• Given problem
Wherever "chart" appears in a line, list that line.

• Source material
— Begin —

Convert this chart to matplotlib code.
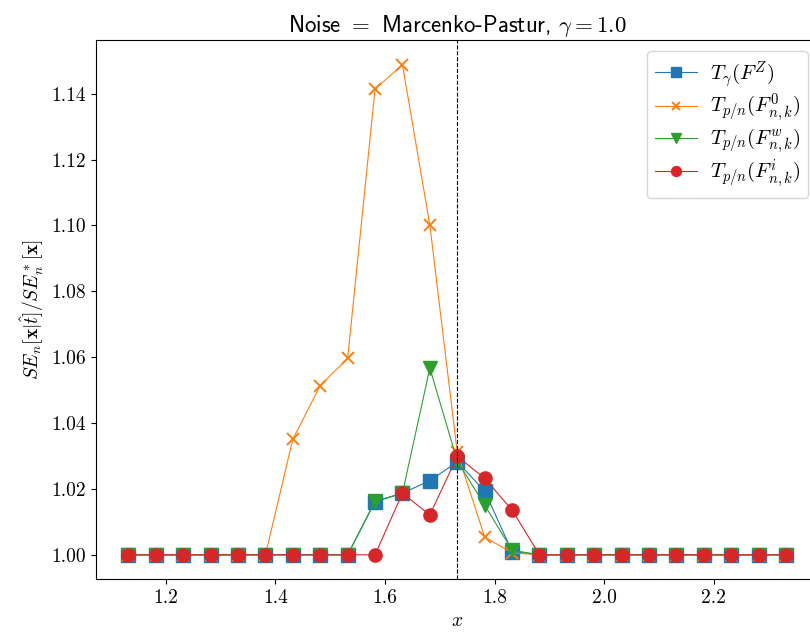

— End —
— Begin —

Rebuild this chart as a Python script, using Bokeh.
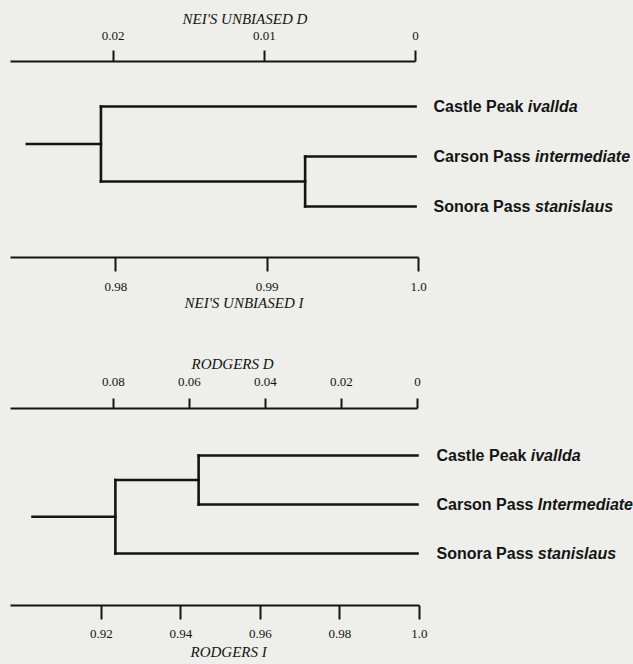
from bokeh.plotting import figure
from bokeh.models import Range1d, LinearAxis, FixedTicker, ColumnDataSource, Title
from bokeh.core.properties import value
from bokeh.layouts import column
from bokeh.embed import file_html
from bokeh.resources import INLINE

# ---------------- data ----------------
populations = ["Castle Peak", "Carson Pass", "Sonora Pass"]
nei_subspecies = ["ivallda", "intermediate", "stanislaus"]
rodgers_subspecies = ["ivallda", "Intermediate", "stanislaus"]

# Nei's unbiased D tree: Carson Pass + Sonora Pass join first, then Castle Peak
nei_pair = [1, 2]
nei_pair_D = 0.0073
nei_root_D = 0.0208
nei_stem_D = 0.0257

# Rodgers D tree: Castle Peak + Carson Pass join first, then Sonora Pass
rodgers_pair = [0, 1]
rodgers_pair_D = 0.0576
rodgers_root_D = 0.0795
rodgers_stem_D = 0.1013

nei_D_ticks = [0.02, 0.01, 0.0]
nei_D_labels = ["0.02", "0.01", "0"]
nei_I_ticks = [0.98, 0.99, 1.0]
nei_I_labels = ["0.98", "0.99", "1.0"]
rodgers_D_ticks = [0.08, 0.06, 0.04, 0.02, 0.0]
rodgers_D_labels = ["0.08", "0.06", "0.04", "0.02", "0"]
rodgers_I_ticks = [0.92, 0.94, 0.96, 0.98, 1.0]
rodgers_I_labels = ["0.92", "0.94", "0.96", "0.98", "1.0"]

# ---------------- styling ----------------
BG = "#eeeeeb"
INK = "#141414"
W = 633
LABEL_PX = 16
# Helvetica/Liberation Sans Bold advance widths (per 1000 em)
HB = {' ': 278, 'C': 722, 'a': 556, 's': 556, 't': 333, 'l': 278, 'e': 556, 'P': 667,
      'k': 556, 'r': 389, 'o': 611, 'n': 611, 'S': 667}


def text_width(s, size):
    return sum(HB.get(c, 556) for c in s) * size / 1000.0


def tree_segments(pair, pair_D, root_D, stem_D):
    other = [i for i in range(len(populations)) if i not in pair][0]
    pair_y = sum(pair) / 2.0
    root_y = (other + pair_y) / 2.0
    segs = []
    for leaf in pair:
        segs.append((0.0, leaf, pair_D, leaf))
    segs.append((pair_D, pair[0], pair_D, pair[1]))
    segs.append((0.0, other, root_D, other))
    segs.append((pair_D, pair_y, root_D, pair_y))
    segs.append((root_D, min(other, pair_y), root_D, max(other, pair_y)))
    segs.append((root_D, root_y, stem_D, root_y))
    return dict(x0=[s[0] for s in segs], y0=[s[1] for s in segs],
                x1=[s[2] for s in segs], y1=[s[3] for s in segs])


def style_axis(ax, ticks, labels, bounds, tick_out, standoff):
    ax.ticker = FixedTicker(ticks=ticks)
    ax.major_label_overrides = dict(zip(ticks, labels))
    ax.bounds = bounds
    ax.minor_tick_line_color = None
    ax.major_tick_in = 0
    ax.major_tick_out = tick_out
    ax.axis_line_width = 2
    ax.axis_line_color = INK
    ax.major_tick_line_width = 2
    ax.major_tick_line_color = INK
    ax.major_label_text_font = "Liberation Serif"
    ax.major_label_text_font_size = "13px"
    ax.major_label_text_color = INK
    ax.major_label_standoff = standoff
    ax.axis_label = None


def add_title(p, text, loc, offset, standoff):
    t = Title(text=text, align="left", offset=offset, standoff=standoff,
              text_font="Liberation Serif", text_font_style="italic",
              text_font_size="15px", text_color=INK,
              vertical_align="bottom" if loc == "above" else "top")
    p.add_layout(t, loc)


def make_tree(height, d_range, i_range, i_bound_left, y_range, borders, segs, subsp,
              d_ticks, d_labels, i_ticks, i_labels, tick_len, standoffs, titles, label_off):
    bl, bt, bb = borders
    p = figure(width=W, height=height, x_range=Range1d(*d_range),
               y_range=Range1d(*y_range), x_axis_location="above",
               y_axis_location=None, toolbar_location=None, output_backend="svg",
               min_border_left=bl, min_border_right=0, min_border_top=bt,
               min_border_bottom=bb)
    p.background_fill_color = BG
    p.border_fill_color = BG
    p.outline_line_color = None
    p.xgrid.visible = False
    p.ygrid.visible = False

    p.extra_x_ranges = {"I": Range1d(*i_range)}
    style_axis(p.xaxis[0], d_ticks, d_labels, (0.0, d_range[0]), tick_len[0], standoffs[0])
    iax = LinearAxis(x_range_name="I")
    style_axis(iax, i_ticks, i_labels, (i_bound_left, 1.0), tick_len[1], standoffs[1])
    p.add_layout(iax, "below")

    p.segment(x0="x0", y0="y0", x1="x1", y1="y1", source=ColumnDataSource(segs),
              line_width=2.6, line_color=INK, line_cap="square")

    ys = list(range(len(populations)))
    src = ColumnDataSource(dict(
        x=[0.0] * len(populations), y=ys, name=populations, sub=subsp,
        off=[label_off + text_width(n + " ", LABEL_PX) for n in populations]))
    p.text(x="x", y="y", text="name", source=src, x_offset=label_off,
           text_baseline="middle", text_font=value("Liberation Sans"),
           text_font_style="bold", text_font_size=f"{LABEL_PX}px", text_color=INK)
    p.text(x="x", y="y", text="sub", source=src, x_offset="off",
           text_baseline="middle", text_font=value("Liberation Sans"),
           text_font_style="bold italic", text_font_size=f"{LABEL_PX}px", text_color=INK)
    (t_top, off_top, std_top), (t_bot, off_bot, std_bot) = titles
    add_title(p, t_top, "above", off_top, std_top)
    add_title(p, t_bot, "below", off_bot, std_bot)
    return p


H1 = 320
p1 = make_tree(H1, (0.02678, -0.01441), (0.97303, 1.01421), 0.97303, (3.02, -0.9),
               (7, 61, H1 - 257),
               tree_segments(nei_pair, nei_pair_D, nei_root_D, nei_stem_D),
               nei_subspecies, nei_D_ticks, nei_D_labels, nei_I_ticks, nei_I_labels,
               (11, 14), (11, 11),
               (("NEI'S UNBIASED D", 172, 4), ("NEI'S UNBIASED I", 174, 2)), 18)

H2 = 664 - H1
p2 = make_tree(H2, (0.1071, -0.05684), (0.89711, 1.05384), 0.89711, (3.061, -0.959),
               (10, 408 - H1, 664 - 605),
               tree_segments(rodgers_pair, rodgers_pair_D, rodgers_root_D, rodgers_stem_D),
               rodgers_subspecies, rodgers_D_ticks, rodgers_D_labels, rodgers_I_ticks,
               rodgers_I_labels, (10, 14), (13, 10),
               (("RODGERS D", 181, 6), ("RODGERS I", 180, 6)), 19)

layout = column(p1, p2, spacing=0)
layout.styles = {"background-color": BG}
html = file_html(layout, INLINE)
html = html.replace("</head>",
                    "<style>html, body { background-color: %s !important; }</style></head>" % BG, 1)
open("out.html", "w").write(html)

— End —
— Begin —

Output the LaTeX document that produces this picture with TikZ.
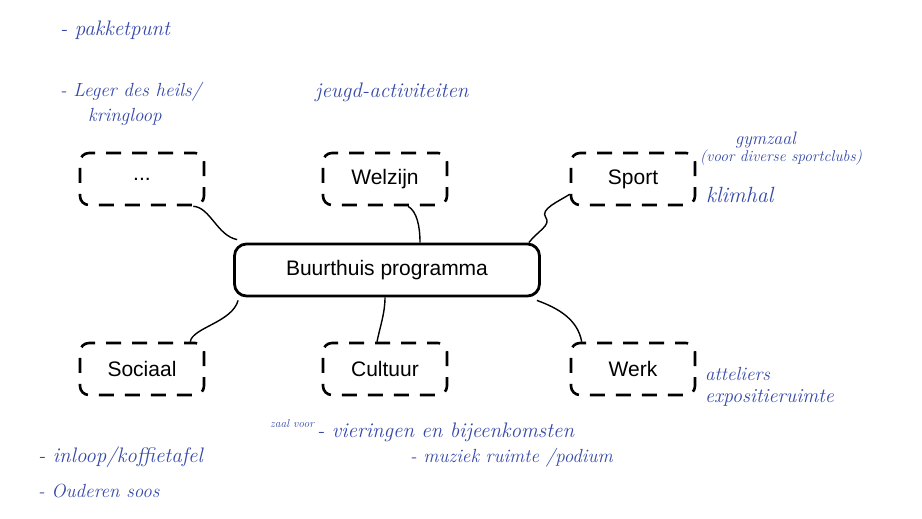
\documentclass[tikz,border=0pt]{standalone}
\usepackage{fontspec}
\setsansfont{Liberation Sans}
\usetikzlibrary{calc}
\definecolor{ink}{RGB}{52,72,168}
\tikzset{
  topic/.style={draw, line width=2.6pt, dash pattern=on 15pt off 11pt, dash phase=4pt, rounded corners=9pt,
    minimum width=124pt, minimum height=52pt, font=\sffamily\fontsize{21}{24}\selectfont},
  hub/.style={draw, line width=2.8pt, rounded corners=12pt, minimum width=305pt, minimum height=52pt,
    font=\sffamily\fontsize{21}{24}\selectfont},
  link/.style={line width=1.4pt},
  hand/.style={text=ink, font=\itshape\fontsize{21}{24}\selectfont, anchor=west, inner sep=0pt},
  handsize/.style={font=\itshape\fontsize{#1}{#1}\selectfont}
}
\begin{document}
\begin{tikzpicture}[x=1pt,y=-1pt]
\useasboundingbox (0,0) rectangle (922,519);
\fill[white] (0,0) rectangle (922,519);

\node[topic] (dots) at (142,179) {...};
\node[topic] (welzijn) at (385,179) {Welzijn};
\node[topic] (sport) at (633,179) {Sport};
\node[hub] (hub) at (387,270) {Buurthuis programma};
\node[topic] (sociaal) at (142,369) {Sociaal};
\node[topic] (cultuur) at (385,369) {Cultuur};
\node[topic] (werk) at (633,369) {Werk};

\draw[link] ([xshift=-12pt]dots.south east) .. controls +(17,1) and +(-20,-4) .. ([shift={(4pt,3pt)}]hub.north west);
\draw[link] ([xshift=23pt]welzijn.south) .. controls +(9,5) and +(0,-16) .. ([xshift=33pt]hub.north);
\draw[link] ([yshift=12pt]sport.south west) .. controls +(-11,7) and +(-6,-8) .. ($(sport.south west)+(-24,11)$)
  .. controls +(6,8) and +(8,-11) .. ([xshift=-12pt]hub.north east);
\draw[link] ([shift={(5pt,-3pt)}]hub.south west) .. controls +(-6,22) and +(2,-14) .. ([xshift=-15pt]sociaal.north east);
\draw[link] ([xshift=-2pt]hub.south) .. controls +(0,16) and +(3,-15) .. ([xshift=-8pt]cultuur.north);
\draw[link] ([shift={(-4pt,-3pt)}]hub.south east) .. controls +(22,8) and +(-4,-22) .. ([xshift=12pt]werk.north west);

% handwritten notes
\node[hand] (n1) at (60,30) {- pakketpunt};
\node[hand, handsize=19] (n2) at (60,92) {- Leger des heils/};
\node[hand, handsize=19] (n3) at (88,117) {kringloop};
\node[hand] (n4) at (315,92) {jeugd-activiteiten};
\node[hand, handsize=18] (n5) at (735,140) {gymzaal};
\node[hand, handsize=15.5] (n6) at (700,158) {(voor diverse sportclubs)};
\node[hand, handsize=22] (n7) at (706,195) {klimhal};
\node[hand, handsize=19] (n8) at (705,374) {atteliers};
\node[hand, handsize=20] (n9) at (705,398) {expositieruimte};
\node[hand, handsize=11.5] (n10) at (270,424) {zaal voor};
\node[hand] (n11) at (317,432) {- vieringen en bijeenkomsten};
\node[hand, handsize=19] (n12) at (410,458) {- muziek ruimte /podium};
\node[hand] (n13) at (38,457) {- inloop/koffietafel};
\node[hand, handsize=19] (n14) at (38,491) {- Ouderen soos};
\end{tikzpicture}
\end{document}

— End —

• Exercise answer
Convert this chart to matplotlib code.
Rebuild this chart as a Python script, using Bokeh.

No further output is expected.